BetMGM Hit With $100K Fine by Pennsylvania Regulators


The Pennsylvania Gaming Control Board has hit BetMGM with a $100,000 fine after finding that the operator failed to maintain adequate identity verification controls across its online platforms. Regulators concluded that these gaps allowed organised fraud to run unchecked for months, in some cases years, before being identified and shut down.
The penalty was finalised through a consent agreement between BetMGM and the Board. At its core, the action centres on the operator’s failure to implement sufficient Know Your Customer procedures, which gave bad actors the access they needed to exploit its platforms at scale.
Four Fraud Rings, Thousands of Fake Accounts
Investigators identified four separate fraud operations running across BetMGM and Borgata platforms. Each ring operated for an extended period, creating accounts using stolen identities and funding them through fraudulently obtained payment methods.
The first operation ran for approximately 25 months before being shut down in January 2024. It produced 1,567 fraudulent accounts and generated $229,580 in wagers. The second was active for around 34 months through November 2024, using 34 accounts to produce over $14,598 in betting activity.
The third ring operated for 29 months until November 2023, creating 119 accounts responsible for $895,092 in wagers. The fourth was active for 19 months until December 2023, with 304 accounts generating $867,910 in betting volume. Across all four operations, total fraudulent wagering exceeded $2 million.
Regulators found that BetMGM’s systems allowed repeated account access and activity without proper identity validation. The scale and duration of each ring reflected how long these gaps went unaddressed.
Weak KYC Controls at the Centre of the Case
KYC procedures exist to confirm that users are who they claim to be. When those checks fail, platforms become vulnerable to exactly this kind of coordinated abuse. In BetMGM’s case, the failure was not a one-off incident. Four distinct rings operated across two platforms over periods ranging from 19 to 34 months.
Regulators determined that BetMGM lacked the verification controls needed to detect and block fraudulent account creation. Stolen personal information passed through the system without triggering adequate checks. The operator did not contest the Board’s findings as part of the consent agreement.
BetMGM closed the affected accounts following the investigation, conducted internal reviews, and examined its operational systems. The company declined to comment on the fine issued in Pennsylvania.
Additional Enforcement Actions From the Board
The same meeting covered more than BetMGM. Regulators added 16 people to various involuntary exclusion lists, bringing the total to 1,515 individuals.
Four of those cases involved adults who left minors unattended in vehicles while they gambled. Incidents took place at Hollywood Casino York, Rivers Casino Philadelphia, and Parx Casino, with children left alone for periods ranging from 17 minutes to over an hour. The Board reiterated that this behaviour creates unsafe conditions for minors and violates state rules.
The remaining individuals were placed on exclusion lists for separate gambling-related violations.

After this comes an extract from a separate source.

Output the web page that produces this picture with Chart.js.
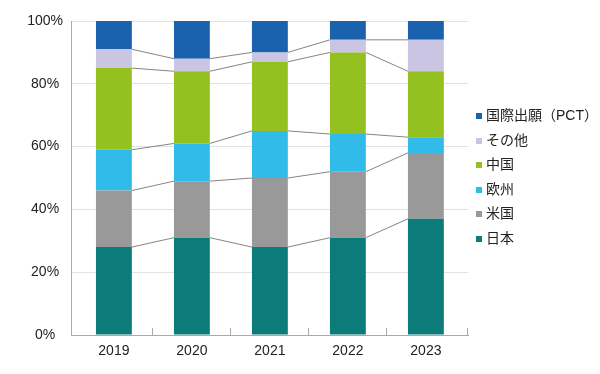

A Pattern of Compliance Failures for BetMGM
This is not the first time BetMGM acquires a fine in Pennsylvania. Earlier this year, the operator faced a separate $260,905 penalty for allowing self-excluded players to gamble between 2021 and 2023. That action addressed a different compliance gap but pointed to the same underlying issues around player verification and account monitoring.
Outside Pennsylvania, regulators in Massachusetts fined the company for offering restricted betting markets, including a college player prop wager and bets tied to UFC events. Authorities in that state are also reviewing claims that promotional emails went out to individuals below the legal gambling age.
Taken together, these actions point to an operator managing compliance reactively rather than getting ahead of it. Each fine resolves a specific incident, but the accumulation across multiple states and multiple categories raises questions about whether structural changes are keeping pace with regulatory expectations.
The Pennsylvania Gaming Control Board holds its next public meeting on April 29, 2026 in Harrisburg, where further regulatory matters may be addressed.